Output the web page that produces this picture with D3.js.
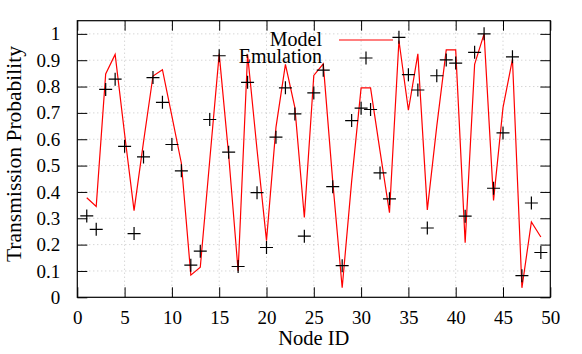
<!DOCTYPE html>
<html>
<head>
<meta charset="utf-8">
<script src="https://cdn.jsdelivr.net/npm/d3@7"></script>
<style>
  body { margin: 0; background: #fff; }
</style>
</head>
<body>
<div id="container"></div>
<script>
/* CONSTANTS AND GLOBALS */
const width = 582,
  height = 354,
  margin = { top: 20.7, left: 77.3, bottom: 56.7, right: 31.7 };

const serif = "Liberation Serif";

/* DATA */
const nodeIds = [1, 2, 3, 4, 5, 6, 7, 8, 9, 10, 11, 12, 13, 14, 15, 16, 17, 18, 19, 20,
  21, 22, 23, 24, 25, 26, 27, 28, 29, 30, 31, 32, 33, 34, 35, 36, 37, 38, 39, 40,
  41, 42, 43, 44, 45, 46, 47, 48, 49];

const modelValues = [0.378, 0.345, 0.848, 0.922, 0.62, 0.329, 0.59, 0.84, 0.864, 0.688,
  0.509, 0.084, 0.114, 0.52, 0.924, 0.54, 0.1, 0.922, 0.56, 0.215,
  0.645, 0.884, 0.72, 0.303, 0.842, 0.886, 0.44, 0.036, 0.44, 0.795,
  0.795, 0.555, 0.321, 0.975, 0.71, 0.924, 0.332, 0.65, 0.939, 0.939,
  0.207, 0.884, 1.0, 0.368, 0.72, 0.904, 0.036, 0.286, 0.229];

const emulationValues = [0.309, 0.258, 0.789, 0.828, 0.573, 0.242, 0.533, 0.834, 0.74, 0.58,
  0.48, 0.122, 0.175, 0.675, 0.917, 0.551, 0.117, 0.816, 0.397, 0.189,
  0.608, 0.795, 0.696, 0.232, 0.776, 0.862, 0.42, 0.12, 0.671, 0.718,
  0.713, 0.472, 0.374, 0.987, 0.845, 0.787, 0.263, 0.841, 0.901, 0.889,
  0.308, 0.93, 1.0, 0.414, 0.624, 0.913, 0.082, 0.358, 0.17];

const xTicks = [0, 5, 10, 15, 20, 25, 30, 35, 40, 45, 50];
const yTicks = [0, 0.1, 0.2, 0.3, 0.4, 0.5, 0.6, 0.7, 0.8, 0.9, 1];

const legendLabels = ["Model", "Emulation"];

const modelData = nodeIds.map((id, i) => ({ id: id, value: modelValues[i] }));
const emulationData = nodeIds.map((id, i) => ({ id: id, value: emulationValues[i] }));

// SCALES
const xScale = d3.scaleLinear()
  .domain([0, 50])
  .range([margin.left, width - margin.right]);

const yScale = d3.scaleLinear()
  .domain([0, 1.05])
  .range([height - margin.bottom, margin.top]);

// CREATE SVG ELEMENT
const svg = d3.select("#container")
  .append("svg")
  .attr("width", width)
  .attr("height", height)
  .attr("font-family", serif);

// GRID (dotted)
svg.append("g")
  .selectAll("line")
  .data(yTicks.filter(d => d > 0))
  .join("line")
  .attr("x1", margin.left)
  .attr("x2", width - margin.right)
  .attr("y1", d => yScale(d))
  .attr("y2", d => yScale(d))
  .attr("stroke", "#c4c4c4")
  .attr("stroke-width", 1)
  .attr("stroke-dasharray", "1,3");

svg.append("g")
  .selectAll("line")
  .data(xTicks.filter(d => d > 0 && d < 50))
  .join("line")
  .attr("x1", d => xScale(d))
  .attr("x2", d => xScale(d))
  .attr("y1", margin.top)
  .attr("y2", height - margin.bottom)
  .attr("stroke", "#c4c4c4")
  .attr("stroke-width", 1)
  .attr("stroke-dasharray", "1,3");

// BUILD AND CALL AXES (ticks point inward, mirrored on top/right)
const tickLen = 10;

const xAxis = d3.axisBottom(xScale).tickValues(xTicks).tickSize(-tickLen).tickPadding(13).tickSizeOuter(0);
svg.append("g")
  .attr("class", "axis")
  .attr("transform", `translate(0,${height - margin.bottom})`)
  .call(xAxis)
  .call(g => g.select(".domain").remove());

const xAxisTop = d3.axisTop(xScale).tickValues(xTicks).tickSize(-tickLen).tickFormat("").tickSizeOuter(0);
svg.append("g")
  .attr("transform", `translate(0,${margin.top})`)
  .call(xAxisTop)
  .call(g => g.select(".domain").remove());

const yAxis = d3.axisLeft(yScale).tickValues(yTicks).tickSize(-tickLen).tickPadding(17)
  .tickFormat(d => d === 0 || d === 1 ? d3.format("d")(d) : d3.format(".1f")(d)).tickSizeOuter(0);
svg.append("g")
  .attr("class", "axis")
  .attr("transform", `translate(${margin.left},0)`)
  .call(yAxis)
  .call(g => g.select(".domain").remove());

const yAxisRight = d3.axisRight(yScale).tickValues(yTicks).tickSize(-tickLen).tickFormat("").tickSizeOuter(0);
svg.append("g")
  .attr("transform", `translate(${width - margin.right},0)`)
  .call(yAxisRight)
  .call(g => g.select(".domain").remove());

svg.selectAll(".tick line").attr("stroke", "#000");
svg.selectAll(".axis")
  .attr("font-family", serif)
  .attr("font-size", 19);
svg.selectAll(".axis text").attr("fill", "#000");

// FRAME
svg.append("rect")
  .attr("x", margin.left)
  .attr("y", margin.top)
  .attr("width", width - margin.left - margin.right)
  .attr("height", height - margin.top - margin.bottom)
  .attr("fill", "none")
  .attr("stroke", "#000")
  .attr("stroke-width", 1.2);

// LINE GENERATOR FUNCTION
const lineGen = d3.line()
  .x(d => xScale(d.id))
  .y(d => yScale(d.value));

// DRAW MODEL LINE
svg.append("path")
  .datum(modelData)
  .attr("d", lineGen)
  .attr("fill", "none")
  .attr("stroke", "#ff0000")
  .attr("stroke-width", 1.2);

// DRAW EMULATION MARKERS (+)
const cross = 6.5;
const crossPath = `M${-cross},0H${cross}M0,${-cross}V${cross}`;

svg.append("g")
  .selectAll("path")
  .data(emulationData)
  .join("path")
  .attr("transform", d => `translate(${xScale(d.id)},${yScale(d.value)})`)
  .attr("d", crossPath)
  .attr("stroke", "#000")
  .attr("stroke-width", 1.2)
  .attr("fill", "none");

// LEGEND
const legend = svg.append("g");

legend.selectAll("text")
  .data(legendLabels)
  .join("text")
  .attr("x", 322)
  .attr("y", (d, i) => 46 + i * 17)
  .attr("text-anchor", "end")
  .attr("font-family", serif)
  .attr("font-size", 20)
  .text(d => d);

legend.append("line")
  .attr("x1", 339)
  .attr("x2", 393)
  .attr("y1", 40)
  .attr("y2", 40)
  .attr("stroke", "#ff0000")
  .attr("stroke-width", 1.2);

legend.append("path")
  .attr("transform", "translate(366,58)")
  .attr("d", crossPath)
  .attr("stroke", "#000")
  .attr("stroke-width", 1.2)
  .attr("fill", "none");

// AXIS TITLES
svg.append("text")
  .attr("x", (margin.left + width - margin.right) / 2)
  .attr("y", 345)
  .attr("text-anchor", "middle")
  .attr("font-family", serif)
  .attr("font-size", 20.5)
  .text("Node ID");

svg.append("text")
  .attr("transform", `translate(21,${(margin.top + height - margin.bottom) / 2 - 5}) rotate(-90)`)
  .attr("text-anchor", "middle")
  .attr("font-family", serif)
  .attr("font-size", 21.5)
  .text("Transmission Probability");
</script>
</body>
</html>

▶ EXERCISE DIRECTIONS
Every line should be retyped exactly, with the pictures omitted.

▶ ANSWER
Output the web page that produces this picture with D3.js.
<!DOCTYPE html>
<html>
<head>
<meta charset="utf-8">
<script src="https://cdn.jsdelivr.net/npm/d3@7"></script>
<style>
  body { margin: 0; background: #fff; }
</style>
</head>
<body>
<div id="container"></div>
<script>
/* CONSTANTS AND GLOBALS */
const width = 582,
  height = 354,
  margin = { top: 20.7, left: 77.3, bottom: 56.7, right: 31.7 };

const serif = "Liberation Serif";

/* DATA */
const nodeIds = [1, 2, 3, 4, 5, 6, 7, 8, 9, 10, 11, 12, 13, 14, 15, 16, 17, 18, 19, 20,
  21, 22, 23, 24, 25, 26, 27, 28, 29, 30, 31, 32, 33, 34, 35, 36, 37, 38, 39, 40,
  41, 42, 43, 44, 45, 46, 47, 48, 49];

const modelValues = [0.378, 0.345, 0.848, 0.922, 0.62, 0.329, 0.59, 0.84, 0.864, 0.688,
  0.509, 0.084, 0.114, 0.52, 0.924, 0.54, 0.1, 0.922, 0.56, 0.215,
  0.645, 0.884, 0.72, 0.303, 0.842, 0.886, 0.44, 0.036, 0.44, 0.795,
  0.795, 0.555, 0.321, 0.975, 0.71, 0.924, 0.332, 0.65, 0.939, 0.939,
  0.207, 0.884, 1.0, 0.368, 0.72, 0.904, 0.036, 0.286, 0.229];

const emulationValues = [0.309, 0.258, 0.789, 0.828, 0.573, 0.242, 0.533, 0.834, 0.74, 0.58,
  0.48, 0.122, 0.175, 0.675, 0.917, 0.551, 0.117, 0.816, 0.397, 0.189,
  0.608, 0.795, 0.696, 0.232, 0.776, 0.862, 0.42, 0.12, 0.671, 0.718,
  0.713, 0.472, 0.374, 0.987, 0.845, 0.787, 0.263, 0.841, 0.901, 0.889,
  0.308, 0.93, 1.0, 0.414, 0.624, 0.913, 0.082, 0.358, 0.17];

const xTicks = [0, 5, 10, 15, 20, 25, 30, 35, 40, 45, 50];
const yTicks = [0, 0.1, 0.2, 0.3, 0.4, 0.5, 0.6, 0.7, 0.8, 0.9, 1];

const legendLabels = ["Model", "Emulation"];

const modelData = nodeIds.map((id, i) => ({ id: id, value: modelValues[i] }));
const emulationData = nodeIds.map((id, i) => ({ id: id, value: emulationValues[i] }));

// SCALES
const xScale = d3.scaleLinear()
  .domain([0, 50])
  .range([margin.left, width - margin.right]);

const yScale = d3.scaleLinear()
  .domain([0, 1.05])
  .range([height - margin.bottom, margin.top]);

// CREATE SVG ELEMENT
const svg = d3.select("#container")
  .append("svg")
  .attr("width", width)
  .attr("height", height)
  .attr("font-family", serif);

// GRID (dotted)
svg.append("g")
  .selectAll("line")
  .data(yTicks.filter(d => d > 0))
  .join("line")
  .attr("x1", margin.left)
  .attr("x2", width - margin.right)
  .attr("y1", d => yScale(d))
  .attr("y2", d => yScale(d))
  .attr("stroke", "#c4c4c4")
  .attr("stroke-width", 1)
  .attr("stroke-dasharray", "1,3");

svg.append("g")
  .selectAll("line")
  .data(xTicks.filter(d => d > 0 && d < 50))
  .join("line")
  .attr("x1", d => xScale(d))
  .attr("x2", d => xScale(d))
  .attr("y1", margin.top)
  .attr("y2", height - margin.bottom)
  .attr("stroke", "#c4c4c4")
  .attr("stroke-width", 1)
  .attr("stroke-dasharray", "1,3");

// BUILD AND CALL AXES (ticks point inward, mirrored on top/right)
const tickLen = 10;

const xAxis = d3.axisBottom(xScale).tickValues(xTicks).tickSize(-tickLen).tickPadding(13).tickSizeOuter(0);
svg.append("g")
  .attr("class", "axis")
  .attr("transform", `translate(0,${height - margin.bottom})`)
  .call(xAxis)
  .call(g => g.select(".domain").remove());

const xAxisTop = d3.axisTop(xScale).tickValues(xTicks).tickSize(-tickLen).tickFormat("").tickSizeOuter(0);
svg.append("g")
  .attr("transform", `translate(0,${margin.top})`)
  .call(xAxisTop)
  .call(g => g.select(".domain").remove());

const yAxis = d3.axisLeft(yScale).tickValues(yTicks).tickSize(-tickLen).tickPadding(17)
  .tickFormat(d => d === 0 || d === 1 ? d3.format("d")(d) : d3.format(".1f")(d)).tickSizeOuter(0);
svg.append("g")
  .attr("class", "axis")
  .attr("transform", `translate(${margin.left},0)`)
  .call(yAxis)
  .call(g => g.select(".domain").remove());

const yAxisRight = d3.axisRight(yScale).tickValues(yTicks).tickSize(-tickLen).tickFormat("").tickSizeOuter(0);
svg.append("g")
  .attr("transform", `translate(${width - margin.right},0)`)
  .call(yAxisRight)
  .call(g => g.select(".domain").remove());

svg.selectAll(".tick line").attr("stroke", "#000");
svg.selectAll(".axis")
  .attr("font-family", serif)
  .attr("font-size", 19);
svg.selectAll(".axis text").attr("fill", "#000");

// FRAME
svg.append("rect")
  .attr("x", margin.left)
  .attr("y", margin.top)
  .attr("width", width - margin.left - margin.right)
  .attr("height", height - margin.top - margin.bottom)
  .attr("fill", "none")
  .attr("stroke", "#000")
  .attr("stroke-width", 1.2);

// LINE GENERATOR FUNCTION
const lineGen = d3.line()
  .x(d => xScale(d.id))
  .y(d => yScale(d.value));

// DRAW MODEL LINE
svg.append("path")
  .datum(modelData)
  .attr("d", lineGen)
  .attr("fill", "none")
  .attr("stroke", "#ff0000")
  .attr("stroke-width", 1.2);

// DRAW EMULATION MARKERS (+)
const cross = 6.5;
const crossPath = `M${-cross},0H${cross}M0,${-cross}V${cross}`;

svg.append("g")
  .selectAll("path")
  .data(emulationData)
  .join("path")
  .attr("transform", d => `translate(${xScale(d.id)},${yScale(d.value)})`)
  .attr("d", crossPath)
  .attr("stroke", "#000")
  .attr("stroke-width", 1.2)
  .attr("fill", "none");

// LEGEND
const legend = svg.append("g");

legend.selectAll("text")
  .data(legendLabels)
  .join("text")
  .attr("x", 322)
  .attr("y", (d, i) => 46 + i * 17)
  .attr("text-anchor", "end")
  .attr("font-family", serif)
  .attr("font-size", 20)
  .text(d => d);

legend.append("line")
  .attr("x1", 339)
  .attr("x2", 393)
  .attr("y1", 40)
  .attr("y2", 40)
  .attr("stroke", "#ff0000")
  .attr("stroke-width", 1.2);

legend.append("path")
  .attr("transform", "translate(366,58)")
  .attr("d", crossPath)
  .attr("stroke", "#000")
  .attr("stroke-width", 1.2)
  .attr("fill", "none");

// AXIS TITLES
svg.append("text")
  .attr("x", (margin.left + width - margin.right) / 2)
  .attr("y", 345)
  .attr("text-anchor", "middle")
  .attr("font-family", serif)
  .attr("font-size", 20.5)
  .text("Node ID");

svg.append("text")
  .attr("transform", `translate(21,${(margin.top + height - margin.bottom) / 2 - 5}) rotate(-90)`)
  .attr("text-anchor", "middle")
  .attr("font-family", serif)
  .attr("font-size", 21.5)
  .text("Transmission Probability");
</script>
</body>
</html>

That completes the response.